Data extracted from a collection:
# # # # #

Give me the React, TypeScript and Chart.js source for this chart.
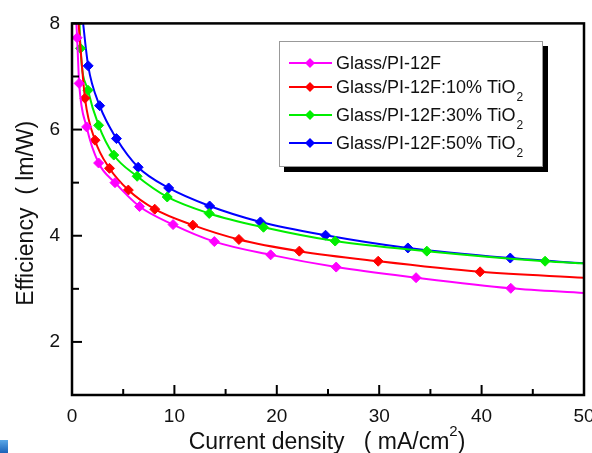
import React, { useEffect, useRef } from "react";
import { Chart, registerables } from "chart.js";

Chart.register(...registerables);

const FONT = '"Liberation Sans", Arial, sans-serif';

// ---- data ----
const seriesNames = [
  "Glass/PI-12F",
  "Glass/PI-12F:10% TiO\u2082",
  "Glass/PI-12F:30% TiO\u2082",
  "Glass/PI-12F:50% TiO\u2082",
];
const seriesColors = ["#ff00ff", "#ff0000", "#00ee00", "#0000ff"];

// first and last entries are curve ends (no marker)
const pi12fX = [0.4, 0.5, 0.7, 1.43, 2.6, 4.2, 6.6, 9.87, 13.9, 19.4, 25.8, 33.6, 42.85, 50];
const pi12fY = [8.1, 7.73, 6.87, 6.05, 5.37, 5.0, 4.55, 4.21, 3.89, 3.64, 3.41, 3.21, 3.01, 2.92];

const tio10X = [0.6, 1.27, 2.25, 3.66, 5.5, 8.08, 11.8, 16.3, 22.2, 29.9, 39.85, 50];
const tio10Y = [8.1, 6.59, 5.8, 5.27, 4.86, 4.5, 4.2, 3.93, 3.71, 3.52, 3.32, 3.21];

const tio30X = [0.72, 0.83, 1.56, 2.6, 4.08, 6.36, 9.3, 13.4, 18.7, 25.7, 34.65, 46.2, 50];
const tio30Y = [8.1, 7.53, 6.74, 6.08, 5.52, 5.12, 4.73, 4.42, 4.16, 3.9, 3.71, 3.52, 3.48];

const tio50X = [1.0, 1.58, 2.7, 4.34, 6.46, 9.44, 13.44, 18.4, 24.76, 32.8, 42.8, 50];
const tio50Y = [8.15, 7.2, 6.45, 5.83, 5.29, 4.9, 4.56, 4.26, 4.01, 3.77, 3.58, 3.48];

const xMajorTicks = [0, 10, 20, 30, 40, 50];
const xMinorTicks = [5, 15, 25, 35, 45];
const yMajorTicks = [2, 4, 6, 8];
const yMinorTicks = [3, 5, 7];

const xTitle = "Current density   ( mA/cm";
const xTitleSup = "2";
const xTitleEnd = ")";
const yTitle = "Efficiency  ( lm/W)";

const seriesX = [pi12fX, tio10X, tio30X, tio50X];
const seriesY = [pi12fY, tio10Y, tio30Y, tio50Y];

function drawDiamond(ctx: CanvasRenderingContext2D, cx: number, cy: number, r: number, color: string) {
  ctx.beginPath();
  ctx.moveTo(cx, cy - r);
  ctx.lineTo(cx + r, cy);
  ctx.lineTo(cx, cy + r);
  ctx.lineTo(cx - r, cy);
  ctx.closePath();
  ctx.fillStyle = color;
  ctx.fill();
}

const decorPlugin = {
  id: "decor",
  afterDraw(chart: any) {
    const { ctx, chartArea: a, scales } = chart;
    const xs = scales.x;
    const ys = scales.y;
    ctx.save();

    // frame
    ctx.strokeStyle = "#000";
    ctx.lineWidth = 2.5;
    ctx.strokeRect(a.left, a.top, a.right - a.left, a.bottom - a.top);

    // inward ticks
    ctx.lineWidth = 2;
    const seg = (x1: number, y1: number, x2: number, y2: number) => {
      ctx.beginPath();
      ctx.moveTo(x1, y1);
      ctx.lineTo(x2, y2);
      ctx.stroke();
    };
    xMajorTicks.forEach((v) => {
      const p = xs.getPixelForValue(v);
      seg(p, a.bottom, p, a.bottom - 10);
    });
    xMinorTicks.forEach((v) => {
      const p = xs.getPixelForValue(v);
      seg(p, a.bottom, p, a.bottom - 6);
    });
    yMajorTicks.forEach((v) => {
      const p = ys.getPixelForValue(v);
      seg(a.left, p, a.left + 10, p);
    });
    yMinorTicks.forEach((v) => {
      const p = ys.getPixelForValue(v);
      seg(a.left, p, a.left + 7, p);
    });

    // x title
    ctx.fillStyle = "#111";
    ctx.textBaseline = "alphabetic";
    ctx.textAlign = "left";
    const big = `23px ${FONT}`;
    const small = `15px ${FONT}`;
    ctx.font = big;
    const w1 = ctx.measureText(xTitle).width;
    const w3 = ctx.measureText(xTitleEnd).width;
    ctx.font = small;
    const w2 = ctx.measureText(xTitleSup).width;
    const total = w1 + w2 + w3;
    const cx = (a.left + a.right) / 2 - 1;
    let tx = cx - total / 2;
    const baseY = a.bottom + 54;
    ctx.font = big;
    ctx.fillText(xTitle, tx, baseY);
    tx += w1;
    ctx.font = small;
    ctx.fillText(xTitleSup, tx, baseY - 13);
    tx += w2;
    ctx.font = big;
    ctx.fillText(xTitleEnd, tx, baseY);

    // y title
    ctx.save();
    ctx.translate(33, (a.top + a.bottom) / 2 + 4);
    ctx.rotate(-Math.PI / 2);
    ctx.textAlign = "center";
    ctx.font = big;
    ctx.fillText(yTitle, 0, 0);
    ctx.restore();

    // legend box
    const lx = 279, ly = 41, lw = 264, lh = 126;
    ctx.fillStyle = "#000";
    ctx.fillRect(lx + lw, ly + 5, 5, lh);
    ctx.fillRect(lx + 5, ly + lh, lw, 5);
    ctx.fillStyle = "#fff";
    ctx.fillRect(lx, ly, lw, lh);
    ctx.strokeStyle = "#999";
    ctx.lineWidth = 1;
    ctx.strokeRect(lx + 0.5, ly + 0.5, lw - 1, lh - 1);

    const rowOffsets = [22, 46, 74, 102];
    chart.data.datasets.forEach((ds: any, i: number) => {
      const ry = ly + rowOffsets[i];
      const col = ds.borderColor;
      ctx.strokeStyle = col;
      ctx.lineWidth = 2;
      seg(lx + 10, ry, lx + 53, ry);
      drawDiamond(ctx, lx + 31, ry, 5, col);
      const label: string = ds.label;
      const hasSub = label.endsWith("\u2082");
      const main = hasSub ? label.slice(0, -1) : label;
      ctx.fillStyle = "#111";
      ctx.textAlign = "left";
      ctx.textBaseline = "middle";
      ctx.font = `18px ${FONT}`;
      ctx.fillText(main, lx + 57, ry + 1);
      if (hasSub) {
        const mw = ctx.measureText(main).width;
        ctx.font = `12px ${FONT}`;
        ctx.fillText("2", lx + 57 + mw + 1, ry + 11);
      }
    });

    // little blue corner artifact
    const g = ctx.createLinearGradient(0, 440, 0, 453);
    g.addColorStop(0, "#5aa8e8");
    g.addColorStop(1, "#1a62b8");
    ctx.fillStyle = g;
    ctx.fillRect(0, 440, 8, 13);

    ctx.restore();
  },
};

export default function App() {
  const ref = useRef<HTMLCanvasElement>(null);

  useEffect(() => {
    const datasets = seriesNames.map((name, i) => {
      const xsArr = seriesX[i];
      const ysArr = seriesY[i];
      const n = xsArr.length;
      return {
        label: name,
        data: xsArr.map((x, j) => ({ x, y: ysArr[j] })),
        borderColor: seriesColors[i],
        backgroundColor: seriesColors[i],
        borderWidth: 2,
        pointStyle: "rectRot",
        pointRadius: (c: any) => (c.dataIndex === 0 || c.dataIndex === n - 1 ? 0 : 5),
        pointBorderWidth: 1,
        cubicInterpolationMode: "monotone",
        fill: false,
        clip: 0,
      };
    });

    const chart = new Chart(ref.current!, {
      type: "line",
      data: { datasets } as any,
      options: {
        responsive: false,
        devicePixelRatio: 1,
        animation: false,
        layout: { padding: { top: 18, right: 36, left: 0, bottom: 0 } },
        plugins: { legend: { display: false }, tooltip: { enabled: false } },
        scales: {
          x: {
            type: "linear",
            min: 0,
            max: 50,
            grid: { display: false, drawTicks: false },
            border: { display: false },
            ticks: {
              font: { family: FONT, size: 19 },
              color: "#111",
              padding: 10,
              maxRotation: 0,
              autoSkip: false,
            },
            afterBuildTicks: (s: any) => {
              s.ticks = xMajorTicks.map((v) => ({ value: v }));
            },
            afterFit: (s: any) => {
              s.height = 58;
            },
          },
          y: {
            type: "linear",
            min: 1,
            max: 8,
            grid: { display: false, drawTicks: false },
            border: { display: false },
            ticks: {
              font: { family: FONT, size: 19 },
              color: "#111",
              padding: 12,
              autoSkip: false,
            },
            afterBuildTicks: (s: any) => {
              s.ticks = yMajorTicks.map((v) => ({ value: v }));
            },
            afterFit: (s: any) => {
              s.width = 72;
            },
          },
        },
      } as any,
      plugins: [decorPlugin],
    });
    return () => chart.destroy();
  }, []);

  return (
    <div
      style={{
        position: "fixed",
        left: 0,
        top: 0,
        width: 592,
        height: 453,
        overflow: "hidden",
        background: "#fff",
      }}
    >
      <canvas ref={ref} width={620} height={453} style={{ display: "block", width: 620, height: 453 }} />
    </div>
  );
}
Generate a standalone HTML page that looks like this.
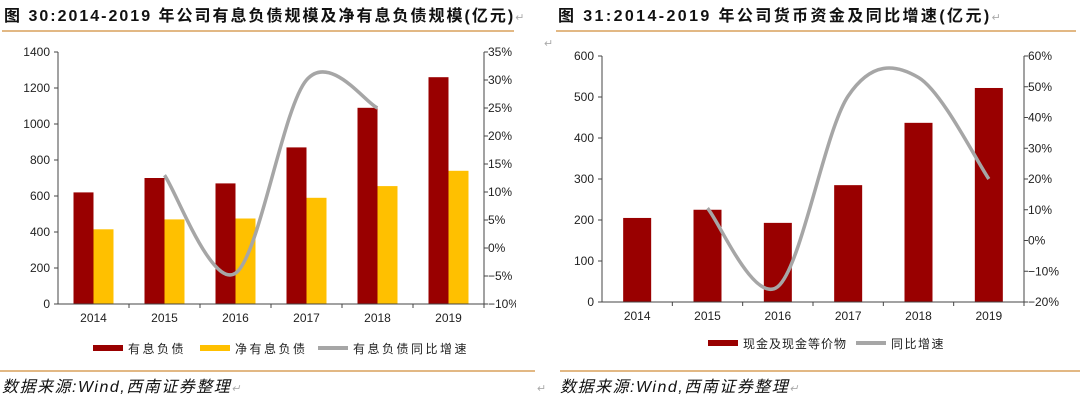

# # # # #

■ **What to produce**:
Copy the records above exactly, from the first line through the line containing "Chart.register(...registerables);", and leave out the pictures.

■ **Worked solution**:
Give me the React, TypeScript and Chart.js source for this chart.
import React, { useEffect, useRef } from "react";
import { Chart, registerables } from "chart.js";

Chart.register(...registerables);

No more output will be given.